The second level suddenly tilts everything 90 degrees and you’re flying up instead of to the right. The third picture in the gallery below definitely crosses my comfort zone in terms of game intensity, but it was a fun challenge! This is about as far as I’ve got so far, dying at the boss of level 2. But I’ll be back for more!
This machine was made in 1987 and this game in 1988, but honestly, it seems a bit like cheating to call some of these vintage games. The X68000 is so sophisticated compared to most other consumer hardware of the time.
“Shanghai, AGAIN?!” you aggressively wonder. Yes, again. It was the first game I used to test my Sharp X1, Shanghai II was the first game I used to test my PC-8801MA2, and now Shanghai is the first game I used to test my X68000. You might think I have some obsession with the game, but it’s not precisely true. I think I’ll write a comparison post later that goes into greater detail. But for now, this is Shanghai on my X68000.
I bought the original disk from BEEP in Akihabara. It was dirt cheap at 280 yen, because there was no box and there was mold on the disk. I’m sure a disk without mold wouldn’t have cost much more, as even a boxed version would probably sell at 1000 yen, but this was the only copy they had. Of course, I cleaned off any excess mold before using it in my drive. Fortunately, it worked!
It’s standard fare for Shanghai. Find the matching tiles and remove them from the game board until you have cleared it. This game hardly stresses the limits of the X68000, but it is a clean looking version of the game.

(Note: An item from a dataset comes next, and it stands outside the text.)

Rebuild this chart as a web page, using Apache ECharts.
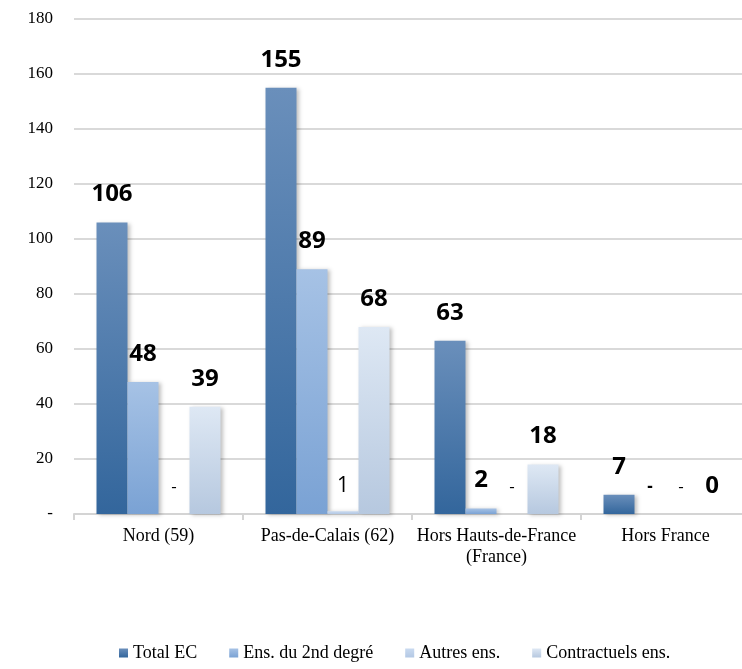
<!DOCTYPE html>
<html>
<head>
<meta charset="utf-8">
<script src="https://cdn.jsdelivr.net/npm/echarts@6/dist/echarts.min.js"></script>
<style>
  html, body { margin: 0; padding: 0; background: #fff; }
  #chart { width: 742px; height: 669px; }
</style>
</head>
<body>
<div id="chart"></div>
<script>
// données
const categories = ['Nord (59)', 'Pas-de-Calais (62)', 'Hors Hauts-de-France\n(France)', 'Hors France']
const seriesNames = ['Total EC', 'Ens. du 2nd degré', 'Autres ens.', 'Contractuels ens.']
// null = affiché "-" dans le graphique d'origine
const totalEC = [106, 155, 63, 7]
const ens2nd = [48, 89, 2, null]
const autresEns = [null, 1, null, null]
const contractuels = [39, 68, 18, 0]
const yTicks = [0, 20, 40, 60, 80, 100, 120, 140, 160, 180]

const chart = echarts.init(document.getElementById('chart'))

const grad = (top, bottom) => new echarts.graphic.LinearGradient(0, 0, 0, 1, [
  { offset: 0, color: top },
  { offset: 1, color: bottom }
])

const styles = [
  { fill: grad('#6a8fbb', '#33669c'), legend: '#3f6fa3', weight: 'bold' },
  { fill: grad('#a6c2e5', '#7aa2d4'), legend: '#8db1de', weight: 'bold' },
  { fill: grad('#c9daf0', '#b3c8e4'), legend: '#b8cce4', weight: 'normal' },
  { fill: grad('#dee8f4', '#b6c8df'), legend: '#d3dfee', weight: 'bold' }
]

// construit les points, "-" pour les valeurs absentes
const buildData = (values, weight) => values.map(v => {
  if (v === null) {
    return {
      value: 0,
      label: { formatter: '-', fontSize: 17, fontWeight: weight, distance: 18 }
    }
  }
  return { value: v }
})

const allSeries = [totalEC, ens2nd, autresEns, contractuels].map((values, i) => ({
  name: seriesNames[i],
  type: 'bar',
  barWidth: 31,
  barGap: '0%',
  data: buildData(values, styles[i].weight),
  itemStyle: {
    color: styles[i].fill,
    shadowBlur: 4,
    shadowOffsetX: 2,
    shadowOffsetY: 1,
    shadowColor: 'rgba(0,0,0,0.25)'
  },
  label: {
    show: true,
    position: 'top',
    distance: i === 2 ? 15 : 16,
    fontFamily: 'Open Sans',
    fontSize: i === 2 ? 21 : 24,
    fontWeight: styles[i].weight,
    color: '#000'
  }
}))

chart.setOption({
  animation: false,
  color: styles.map(s => s.legend),
  grid: {
    left: 74,
    width: 676,
    top: 19,
    bottom: 155,
    outerBoundsMode: 'none'
  },
  legend: {
    left: 114,
    bottom: 2,
    itemWidth: 9,
    itemHeight: 9,
    itemGap: 32,
    icon: 'rect',
    textStyle: {
      fontFamily: 'Liberation Serif',
      fontSize: 18,
      color: '#000'
    },
    data: seriesNames
  },
  xAxis: {
    type: 'category',
    data: categories,
    axisLine: { lineStyle: { color: '#d4d4d4', width: 2 } },
    axisTick: { show: true, length: 6, lineStyle: { color: '#d4d4d4', width: 2 } },
    axisLabel: {
      fontFamily: 'Liberation Serif',
      fontSize: 18,
      color: '#000',
      margin: 12,
      lineHeight: 21,
      interval: 0
    }
  },
  yAxis: {
    type: 'value',
    min: yTicks[0],
    max: yTicks[yTicks.length - 1],
    interval: 20,
    axisLine: { show: false },
    axisTick: { show: false },
    axisLabel: {
      fontFamily: 'Liberation Serif',
      fontSize: 17,
      color: '#000',
      margin: 21,
      formatter: v => (v === 0 ? '-' : String(v))
    },
    splitLine: { lineStyle: { color: '#d9d9d9', width: 2 } }
  },
  series: allSeries
})
</script>
</body>
</html>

The only option for game control is the mouse, so if you don’t have that, you’re kinda stuck looking at the game board and planning your first move until your mouse arrives.
Luck was with me once again, as I managed to complete the round to 100% and get the winning screen shot. Here we have my standard progression of 100% ⇒ 75% ⇒ 50% ⇒ 25% ⇒ 12.5% ⇒ last two tiles ⇒ finish.
And a standard picture as well as an animated GIF of the winning screen. Just noticed the GIF is 32MB! Well, load it if you want to, but depending on my server’s response time at any given moment, it could take a while!